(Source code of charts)
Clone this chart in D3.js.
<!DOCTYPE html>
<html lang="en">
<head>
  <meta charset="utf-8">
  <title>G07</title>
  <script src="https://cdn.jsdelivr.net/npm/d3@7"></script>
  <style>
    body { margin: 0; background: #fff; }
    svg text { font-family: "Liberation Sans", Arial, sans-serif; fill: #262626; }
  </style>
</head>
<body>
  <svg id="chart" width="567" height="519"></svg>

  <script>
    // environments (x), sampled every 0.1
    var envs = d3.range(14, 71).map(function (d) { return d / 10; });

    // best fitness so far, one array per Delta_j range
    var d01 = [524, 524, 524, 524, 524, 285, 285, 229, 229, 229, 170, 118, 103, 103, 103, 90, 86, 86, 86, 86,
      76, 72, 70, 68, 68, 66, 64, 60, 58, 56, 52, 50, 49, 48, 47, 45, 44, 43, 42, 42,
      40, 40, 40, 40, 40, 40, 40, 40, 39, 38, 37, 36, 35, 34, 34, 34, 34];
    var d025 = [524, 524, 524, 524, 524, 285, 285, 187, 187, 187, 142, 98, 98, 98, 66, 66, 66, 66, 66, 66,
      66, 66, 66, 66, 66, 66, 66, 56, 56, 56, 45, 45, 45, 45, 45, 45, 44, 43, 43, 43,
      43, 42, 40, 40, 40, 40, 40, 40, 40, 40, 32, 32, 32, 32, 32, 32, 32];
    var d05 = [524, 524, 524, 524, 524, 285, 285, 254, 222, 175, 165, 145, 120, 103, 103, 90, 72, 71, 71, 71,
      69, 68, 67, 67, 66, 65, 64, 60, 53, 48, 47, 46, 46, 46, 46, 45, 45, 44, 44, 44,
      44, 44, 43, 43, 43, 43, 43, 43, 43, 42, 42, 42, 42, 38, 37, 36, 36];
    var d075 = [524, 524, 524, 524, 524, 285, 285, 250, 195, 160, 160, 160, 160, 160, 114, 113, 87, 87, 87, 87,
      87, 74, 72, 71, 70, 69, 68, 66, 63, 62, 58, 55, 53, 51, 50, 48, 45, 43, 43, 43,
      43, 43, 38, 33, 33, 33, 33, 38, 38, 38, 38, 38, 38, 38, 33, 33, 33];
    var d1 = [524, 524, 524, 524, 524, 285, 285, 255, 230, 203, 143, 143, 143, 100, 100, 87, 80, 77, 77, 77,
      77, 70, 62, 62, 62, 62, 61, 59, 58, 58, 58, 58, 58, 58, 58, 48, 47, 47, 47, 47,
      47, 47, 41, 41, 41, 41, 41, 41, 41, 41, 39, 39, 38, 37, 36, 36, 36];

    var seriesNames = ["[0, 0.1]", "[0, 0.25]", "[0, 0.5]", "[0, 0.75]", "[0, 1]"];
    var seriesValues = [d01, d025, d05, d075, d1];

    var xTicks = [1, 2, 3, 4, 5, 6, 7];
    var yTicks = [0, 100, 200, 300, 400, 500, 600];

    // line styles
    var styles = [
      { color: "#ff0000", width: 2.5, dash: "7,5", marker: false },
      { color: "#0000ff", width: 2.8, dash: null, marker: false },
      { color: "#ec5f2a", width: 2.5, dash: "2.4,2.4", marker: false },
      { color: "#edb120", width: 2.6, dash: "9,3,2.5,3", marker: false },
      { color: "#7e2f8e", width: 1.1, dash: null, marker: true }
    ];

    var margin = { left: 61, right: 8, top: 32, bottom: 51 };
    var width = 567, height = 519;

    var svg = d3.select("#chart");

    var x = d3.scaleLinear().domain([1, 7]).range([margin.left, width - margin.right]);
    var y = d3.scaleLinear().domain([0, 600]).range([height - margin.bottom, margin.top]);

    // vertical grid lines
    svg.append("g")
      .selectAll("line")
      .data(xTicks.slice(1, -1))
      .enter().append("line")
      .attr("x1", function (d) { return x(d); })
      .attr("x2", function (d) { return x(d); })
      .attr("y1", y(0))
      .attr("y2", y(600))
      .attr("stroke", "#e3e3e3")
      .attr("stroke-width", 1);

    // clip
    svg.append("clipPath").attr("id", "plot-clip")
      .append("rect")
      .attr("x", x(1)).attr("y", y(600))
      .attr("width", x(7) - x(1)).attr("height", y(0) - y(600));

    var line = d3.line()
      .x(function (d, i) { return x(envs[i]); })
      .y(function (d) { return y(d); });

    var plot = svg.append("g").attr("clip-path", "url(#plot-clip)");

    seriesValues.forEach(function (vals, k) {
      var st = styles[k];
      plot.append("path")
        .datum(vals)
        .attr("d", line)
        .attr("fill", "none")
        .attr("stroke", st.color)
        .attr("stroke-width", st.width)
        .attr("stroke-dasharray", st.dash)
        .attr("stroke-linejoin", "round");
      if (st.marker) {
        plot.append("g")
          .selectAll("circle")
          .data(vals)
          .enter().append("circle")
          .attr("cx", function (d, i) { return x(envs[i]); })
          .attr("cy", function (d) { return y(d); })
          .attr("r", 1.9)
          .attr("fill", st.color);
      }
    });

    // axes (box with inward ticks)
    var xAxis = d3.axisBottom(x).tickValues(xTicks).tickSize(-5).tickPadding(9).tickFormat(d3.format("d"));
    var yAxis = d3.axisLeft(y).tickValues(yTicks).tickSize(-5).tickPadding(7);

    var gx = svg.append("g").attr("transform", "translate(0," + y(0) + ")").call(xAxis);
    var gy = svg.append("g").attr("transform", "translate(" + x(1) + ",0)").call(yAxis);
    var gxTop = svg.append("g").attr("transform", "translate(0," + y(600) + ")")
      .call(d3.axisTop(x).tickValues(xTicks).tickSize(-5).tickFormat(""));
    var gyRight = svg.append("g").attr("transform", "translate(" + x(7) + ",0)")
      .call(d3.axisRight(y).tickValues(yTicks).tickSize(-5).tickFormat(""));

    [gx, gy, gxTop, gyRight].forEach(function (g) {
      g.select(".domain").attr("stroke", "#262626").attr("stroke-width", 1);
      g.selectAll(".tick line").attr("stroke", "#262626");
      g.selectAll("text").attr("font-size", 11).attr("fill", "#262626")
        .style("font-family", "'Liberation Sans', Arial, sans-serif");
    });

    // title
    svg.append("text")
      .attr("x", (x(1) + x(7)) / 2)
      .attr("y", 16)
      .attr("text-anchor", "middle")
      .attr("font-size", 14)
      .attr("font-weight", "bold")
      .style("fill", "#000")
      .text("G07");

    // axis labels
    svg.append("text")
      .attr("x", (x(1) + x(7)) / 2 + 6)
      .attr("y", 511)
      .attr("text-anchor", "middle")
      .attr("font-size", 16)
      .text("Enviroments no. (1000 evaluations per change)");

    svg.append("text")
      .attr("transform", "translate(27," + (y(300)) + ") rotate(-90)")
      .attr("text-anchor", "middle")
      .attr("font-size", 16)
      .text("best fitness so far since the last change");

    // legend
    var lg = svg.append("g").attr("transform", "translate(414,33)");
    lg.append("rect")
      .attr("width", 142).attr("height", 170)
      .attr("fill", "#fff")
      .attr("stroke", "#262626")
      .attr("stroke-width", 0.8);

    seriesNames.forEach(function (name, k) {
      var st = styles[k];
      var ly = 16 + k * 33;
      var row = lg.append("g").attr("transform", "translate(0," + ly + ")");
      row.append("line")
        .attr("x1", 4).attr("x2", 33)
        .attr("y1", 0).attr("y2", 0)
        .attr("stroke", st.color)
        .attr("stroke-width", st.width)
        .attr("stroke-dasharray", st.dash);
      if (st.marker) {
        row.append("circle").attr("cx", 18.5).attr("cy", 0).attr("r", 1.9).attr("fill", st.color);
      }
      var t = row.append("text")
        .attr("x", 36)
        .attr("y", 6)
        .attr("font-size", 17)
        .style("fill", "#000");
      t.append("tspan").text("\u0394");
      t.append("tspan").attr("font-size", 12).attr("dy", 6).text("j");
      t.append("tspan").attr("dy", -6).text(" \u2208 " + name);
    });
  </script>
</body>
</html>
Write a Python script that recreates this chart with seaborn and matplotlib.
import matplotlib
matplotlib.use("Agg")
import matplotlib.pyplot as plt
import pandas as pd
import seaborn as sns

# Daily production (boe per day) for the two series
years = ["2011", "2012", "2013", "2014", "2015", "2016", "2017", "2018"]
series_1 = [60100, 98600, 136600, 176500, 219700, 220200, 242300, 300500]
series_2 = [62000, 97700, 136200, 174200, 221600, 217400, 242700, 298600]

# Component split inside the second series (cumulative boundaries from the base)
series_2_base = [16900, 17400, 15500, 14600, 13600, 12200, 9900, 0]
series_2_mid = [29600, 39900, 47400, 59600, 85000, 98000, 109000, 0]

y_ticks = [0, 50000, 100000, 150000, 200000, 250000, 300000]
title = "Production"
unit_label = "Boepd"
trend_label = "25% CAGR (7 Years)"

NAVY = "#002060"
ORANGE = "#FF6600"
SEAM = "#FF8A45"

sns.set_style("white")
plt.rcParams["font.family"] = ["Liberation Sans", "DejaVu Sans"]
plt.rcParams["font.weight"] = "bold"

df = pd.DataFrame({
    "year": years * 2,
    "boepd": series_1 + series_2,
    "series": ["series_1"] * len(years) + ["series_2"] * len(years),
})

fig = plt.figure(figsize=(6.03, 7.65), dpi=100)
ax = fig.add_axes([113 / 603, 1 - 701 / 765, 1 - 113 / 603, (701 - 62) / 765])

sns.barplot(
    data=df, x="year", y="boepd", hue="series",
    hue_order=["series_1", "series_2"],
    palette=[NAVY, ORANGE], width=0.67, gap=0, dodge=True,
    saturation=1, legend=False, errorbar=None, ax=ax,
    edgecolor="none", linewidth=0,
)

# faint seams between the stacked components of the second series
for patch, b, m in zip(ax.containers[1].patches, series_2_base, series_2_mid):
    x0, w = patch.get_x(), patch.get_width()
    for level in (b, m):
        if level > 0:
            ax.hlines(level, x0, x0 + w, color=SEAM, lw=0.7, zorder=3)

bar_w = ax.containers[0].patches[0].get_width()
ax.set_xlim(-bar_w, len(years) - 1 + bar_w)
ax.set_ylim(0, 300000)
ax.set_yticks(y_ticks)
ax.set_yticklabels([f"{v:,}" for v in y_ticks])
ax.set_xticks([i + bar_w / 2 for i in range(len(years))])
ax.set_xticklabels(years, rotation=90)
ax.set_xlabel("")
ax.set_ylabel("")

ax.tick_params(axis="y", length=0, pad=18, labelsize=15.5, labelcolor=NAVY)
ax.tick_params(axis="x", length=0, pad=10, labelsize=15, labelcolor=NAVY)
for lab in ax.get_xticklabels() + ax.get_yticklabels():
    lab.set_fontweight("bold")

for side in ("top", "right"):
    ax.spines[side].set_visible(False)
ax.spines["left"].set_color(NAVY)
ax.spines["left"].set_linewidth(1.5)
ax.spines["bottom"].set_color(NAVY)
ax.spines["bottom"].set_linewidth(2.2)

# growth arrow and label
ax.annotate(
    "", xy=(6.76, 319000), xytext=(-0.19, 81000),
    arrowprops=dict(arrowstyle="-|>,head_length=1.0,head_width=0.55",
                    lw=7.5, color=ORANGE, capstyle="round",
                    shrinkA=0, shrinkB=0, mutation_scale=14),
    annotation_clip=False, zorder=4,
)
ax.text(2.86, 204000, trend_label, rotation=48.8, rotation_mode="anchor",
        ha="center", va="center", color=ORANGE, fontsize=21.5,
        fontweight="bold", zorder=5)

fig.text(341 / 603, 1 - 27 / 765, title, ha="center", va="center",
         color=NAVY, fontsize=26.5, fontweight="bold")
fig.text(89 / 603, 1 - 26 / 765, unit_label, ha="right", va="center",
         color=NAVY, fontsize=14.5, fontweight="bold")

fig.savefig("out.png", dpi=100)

Written exercise:
The first line of the records and every line down to the line with "var envs = d3.range(14, 71).map(function" must be quoted exactly; leave out all else.

Solution for this exercise:
Clone this chart in D3.js.
<!DOCTYPE html>
<html lang="en">
<head>
  <meta charset="utf-8">
  <title>G07</title>
  <script src="https://cdn.jsdelivr.net/npm/d3@7"></script>
  <style>
    body { margin: 0; background: #fff; }
    svg text { font-family: "Liberation Sans", Arial, sans-serif; fill: #262626; }
  </style>
</head>
<body>
  <svg id="chart" width="567" height="519"></svg>

  <script>
    // environments (x), sampled every 0.1
    var envs = d3.range(14, 71).map(function (d) { return d / 10; });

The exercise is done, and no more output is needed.